# TASK DETAILS:
Repeat the material below exactly, with no pictures.

================================

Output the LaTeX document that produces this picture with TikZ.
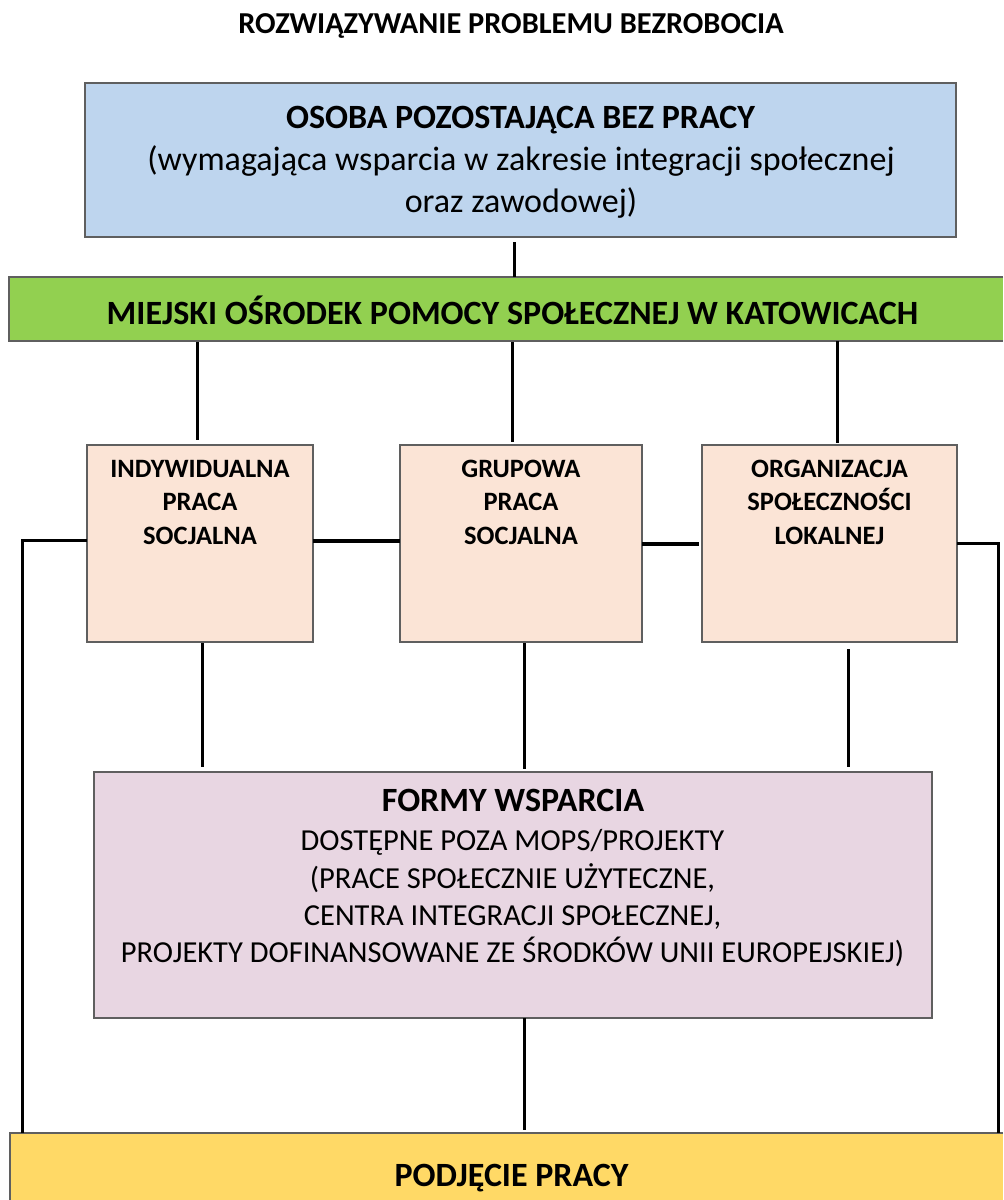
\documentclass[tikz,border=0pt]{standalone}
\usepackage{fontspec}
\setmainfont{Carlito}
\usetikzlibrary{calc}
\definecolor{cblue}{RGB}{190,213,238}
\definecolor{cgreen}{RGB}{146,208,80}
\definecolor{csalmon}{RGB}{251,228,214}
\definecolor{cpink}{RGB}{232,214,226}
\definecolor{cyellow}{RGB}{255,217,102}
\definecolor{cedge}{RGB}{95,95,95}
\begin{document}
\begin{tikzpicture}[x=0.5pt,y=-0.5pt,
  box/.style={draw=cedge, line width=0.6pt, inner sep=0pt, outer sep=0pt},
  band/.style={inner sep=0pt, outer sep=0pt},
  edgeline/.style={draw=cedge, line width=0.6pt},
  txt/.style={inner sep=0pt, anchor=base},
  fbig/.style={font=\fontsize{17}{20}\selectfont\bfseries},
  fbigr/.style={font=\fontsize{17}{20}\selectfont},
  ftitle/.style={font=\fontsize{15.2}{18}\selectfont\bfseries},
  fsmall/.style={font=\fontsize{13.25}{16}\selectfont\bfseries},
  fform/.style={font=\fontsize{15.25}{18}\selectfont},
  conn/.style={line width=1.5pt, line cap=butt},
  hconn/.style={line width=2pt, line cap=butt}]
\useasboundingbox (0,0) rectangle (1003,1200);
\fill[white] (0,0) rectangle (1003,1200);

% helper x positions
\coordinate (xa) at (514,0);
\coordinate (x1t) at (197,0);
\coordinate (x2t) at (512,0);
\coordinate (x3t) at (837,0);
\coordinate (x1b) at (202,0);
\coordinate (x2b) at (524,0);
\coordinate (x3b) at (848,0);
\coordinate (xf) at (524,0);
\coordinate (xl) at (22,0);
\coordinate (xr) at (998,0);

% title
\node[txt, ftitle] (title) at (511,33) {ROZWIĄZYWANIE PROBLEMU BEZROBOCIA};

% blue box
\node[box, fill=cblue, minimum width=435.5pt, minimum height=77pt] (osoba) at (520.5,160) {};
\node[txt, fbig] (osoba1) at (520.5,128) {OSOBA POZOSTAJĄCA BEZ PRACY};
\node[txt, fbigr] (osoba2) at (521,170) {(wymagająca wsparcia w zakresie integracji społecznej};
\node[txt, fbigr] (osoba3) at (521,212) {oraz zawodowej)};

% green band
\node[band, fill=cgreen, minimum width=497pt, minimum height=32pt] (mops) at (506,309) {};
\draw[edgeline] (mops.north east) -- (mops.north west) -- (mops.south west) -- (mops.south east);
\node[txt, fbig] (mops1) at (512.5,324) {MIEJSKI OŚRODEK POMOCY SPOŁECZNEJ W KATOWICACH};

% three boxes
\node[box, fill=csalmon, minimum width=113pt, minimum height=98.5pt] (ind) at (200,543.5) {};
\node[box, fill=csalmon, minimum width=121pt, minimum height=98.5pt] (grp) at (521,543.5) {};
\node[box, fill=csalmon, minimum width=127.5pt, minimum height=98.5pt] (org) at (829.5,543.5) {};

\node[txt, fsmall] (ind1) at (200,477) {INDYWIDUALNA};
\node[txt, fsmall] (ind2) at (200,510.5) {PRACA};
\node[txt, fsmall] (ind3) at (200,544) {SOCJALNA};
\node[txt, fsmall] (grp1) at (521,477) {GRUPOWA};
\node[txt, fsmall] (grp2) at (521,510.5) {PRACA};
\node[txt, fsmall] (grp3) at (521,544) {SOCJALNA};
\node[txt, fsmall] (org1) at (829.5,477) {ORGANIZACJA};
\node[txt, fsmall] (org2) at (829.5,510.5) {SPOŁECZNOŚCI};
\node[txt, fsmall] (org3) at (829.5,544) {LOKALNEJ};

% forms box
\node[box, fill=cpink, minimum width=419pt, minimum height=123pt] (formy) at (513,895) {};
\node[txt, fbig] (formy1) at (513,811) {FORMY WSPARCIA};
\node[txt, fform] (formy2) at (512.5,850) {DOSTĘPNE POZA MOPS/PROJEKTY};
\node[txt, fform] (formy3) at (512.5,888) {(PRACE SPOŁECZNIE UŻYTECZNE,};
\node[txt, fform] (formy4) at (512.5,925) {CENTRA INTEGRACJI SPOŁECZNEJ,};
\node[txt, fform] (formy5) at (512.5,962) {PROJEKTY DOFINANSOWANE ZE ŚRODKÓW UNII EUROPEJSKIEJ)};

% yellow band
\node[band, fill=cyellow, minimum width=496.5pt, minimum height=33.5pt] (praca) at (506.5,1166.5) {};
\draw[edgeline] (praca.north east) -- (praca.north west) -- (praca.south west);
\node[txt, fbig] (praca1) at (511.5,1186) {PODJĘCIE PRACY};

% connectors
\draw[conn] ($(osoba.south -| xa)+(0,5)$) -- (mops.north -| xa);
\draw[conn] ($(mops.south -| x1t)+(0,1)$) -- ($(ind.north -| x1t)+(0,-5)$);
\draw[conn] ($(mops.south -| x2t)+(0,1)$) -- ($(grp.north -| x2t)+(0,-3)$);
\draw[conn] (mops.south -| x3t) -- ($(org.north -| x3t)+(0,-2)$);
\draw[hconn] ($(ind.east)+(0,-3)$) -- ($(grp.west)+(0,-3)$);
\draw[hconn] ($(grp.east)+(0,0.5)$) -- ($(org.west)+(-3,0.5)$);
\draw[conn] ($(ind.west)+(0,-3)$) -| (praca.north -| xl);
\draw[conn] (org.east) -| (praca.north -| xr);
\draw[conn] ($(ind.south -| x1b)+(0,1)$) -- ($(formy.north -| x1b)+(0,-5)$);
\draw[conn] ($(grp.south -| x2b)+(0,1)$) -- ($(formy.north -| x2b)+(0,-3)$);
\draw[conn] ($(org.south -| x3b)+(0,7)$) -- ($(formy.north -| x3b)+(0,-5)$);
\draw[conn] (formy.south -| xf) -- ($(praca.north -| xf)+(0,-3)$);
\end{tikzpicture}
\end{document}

================================

# RESULT OF THE TASK:
Output the LaTeX document that produces this picture with TikZ.
\documentclass[tikz,border=0pt]{standalone}
\usepackage{fontspec}
\setmainfont{Carlito}
\usetikzlibrary{calc}
\definecolor{cblue}{RGB}{190,213,238}
\definecolor{cgreen}{RGB}{146,208,80}
\definecolor{csalmon}{RGB}{251,228,214}
\definecolor{cpink}{RGB}{232,214,226}
\definecolor{cyellow}{RGB}{255,217,102}
\definecolor{cedge}{RGB}{95,95,95}
\begin{document}
\begin{tikzpicture}[x=0.5pt,y=-0.5pt,
  box/.style={draw=cedge, line width=0.6pt, inner sep=0pt, outer sep=0pt},
  band/.style={inner sep=0pt, outer sep=0pt},
  edgeline/.style={draw=cedge, line width=0.6pt},
  txt/.style={inner sep=0pt, anchor=base},
  fbig/.style={font=\fontsize{17}{20}\selectfont\bfseries},
  fbigr/.style={font=\fontsize{17}{20}\selectfont},
  ftitle/.style={font=\fontsize{15.2}{18}\selectfont\bfseries},
  fsmall/.style={font=\fontsize{13.25}{16}\selectfont\bfseries},
  fform/.style={font=\fontsize{15.25}{18}\selectfont},
  conn/.style={line width=1.5pt, line cap=butt},
  hconn/.style={line width=2pt, line cap=butt}]
\useasboundingbox (0,0) rectangle (1003,1200);
\fill[white] (0,0) rectangle (1003,1200);

% helper x positions
\coordinate (xa) at (514,0);
\coordinate (x1t) at (197,0);
\coordinate (x2t) at (512,0);
\coordinate (x3t) at (837,0);
\coordinate (x1b) at (202,0);
\coordinate (x2b) at (524,0);
\coordinate (x3b) at (848,0);
\coordinate (xf) at (524,0);
\coordinate (xl) at (22,0);
\coordinate (xr) at (998,0);

% title
\node[txt, ftitle] (title) at (511,33) {ROZWIĄZYWANIE PROBLEMU BEZROBOCIA};

% blue box
\node[box, fill=cblue, minimum width=435.5pt, minimum height=77pt] (osoba) at (520.5,160) {};
\node[txt, fbig] (osoba1) at (520.5,128) {OSOBA POZOSTAJĄCA BEZ PRACY};
\node[txt, fbigr] (osoba2) at (521,170) {(wymagająca wsparcia w zakresie integracji społecznej};
\node[txt, fbigr] (osoba3) at (521,212) {oraz zawodowej)};

% green band
\node[band, fill=cgreen, minimum width=497pt, minimum height=32pt] (mops) at (506,309) {};
\draw[edgeline] (mops.north east) -- (mops.north west) -- (mops.south west) -- (mops.south east);
\node[txt, fbig] (mops1) at (512.5,324) {MIEJSKI OŚRODEK POMOCY SPOŁECZNEJ W KATOWICACH};

% three boxes
\node[box, fill=csalmon, minimum width=113pt, minimum height=98.5pt] (ind) at (200,543.5) {};
\node[box, fill=csalmon, minimum width=121pt, minimum height=98.5pt] (grp) at (521,543.5) {};
\node[box, fill=csalmon, minimum width=127.5pt, minimum height=98.5pt] (org) at (829.5,543.5) {};

\node[txt, fsmall] (ind1) at (200,477) {INDYWIDUALNA};
\node[txt, fsmall] (ind2) at (200,510.5) {PRACA};
\node[txt, fsmall] (ind3) at (200,544) {SOCJALNA};
\node[txt, fsmall] (grp1) at (521,477) {GRUPOWA};
\node[txt, fsmall] (grp2) at (521,510.5) {PRACA};
\node[txt, fsmall] (grp3) at (521,544) {SOCJALNA};
\node[txt, fsmall] (org1) at (829.5,477) {ORGANIZACJA};
\node[txt, fsmall] (org2) at (829.5,510.5) {SPOŁECZNOŚCI};
\node[txt, fsmall] (org3) at (829.5,544) {LOKALNEJ};

% forms box
\node[box, fill=cpink, minimum width=419pt, minimum height=123pt] (formy) at (513,895) {};
\node[txt, fbig] (formy1) at (513,811) {FORMY WSPARCIA};
\node[txt, fform] (formy2) at (512.5,850) {DOSTĘPNE POZA MOPS/PROJEKTY};
\node[txt, fform] (formy3) at (512.5,888) {(PRACE SPOŁECZNIE UŻYTECZNE,};
\node[txt, fform] (formy4) at (512.5,925) {CENTRA INTEGRACJI SPOŁECZNEJ,};
\node[txt, fform] (formy5) at (512.5,962) {PROJEKTY DOFINANSOWANE ZE ŚRODKÓW UNII EUROPEJSKIEJ)};

% yellow band
\node[band, fill=cyellow, minimum width=496.5pt, minimum height=33.5pt] (praca) at (506.5,1166.5) {};
\draw[edgeline] (praca.north east) -- (praca.north west) -- (praca.south west);
\node[txt, fbig] (praca1) at (511.5,1186) {PODJĘCIE PRACY};

% connectors
\draw[conn] ($(osoba.south -| xa)+(0,5)$) -- (mops.north -| xa);
\draw[conn] ($(mops.south -| x1t)+(0,1)$) -- ($(ind.north -| x1t)+(0,-5)$);
\draw[conn] ($(mops.south -| x2t)+(0,1)$) -- ($(grp.north -| x2t)+(0,-3)$);
\draw[conn] (mops.south -| x3t) -- ($(org.north -| x3t)+(0,-2)$);
\draw[hconn] ($(ind.east)+(0,-3)$) -- ($(grp.west)+(0,-3)$);
\draw[hconn] ($(grp.east)+(0,0.5)$) -- ($(org.west)+(-3,0.5)$);
\draw[conn] ($(ind.west)+(0,-3)$) -| (praca.north -| xl);
\draw[conn] (org.east) -| (praca.north -| xr);
\draw[conn] ($(ind.south -| x1b)+(0,1)$) -- ($(formy.north -| x1b)+(0,-5)$);
\draw[conn] ($(grp.south -| x2b)+(0,1)$) -- ($(formy.north -| x2b)+(0,-3)$);
\draw[conn] ($(org.south -| x3b)+(0,7)$) -- ($(formy.north -| x3b)+(0,-5)$);
\draw[conn] (formy.south -| xf) -- ($(praca.north -| xf)+(0,-3)$);
\end{tikzpicture}
\end{document}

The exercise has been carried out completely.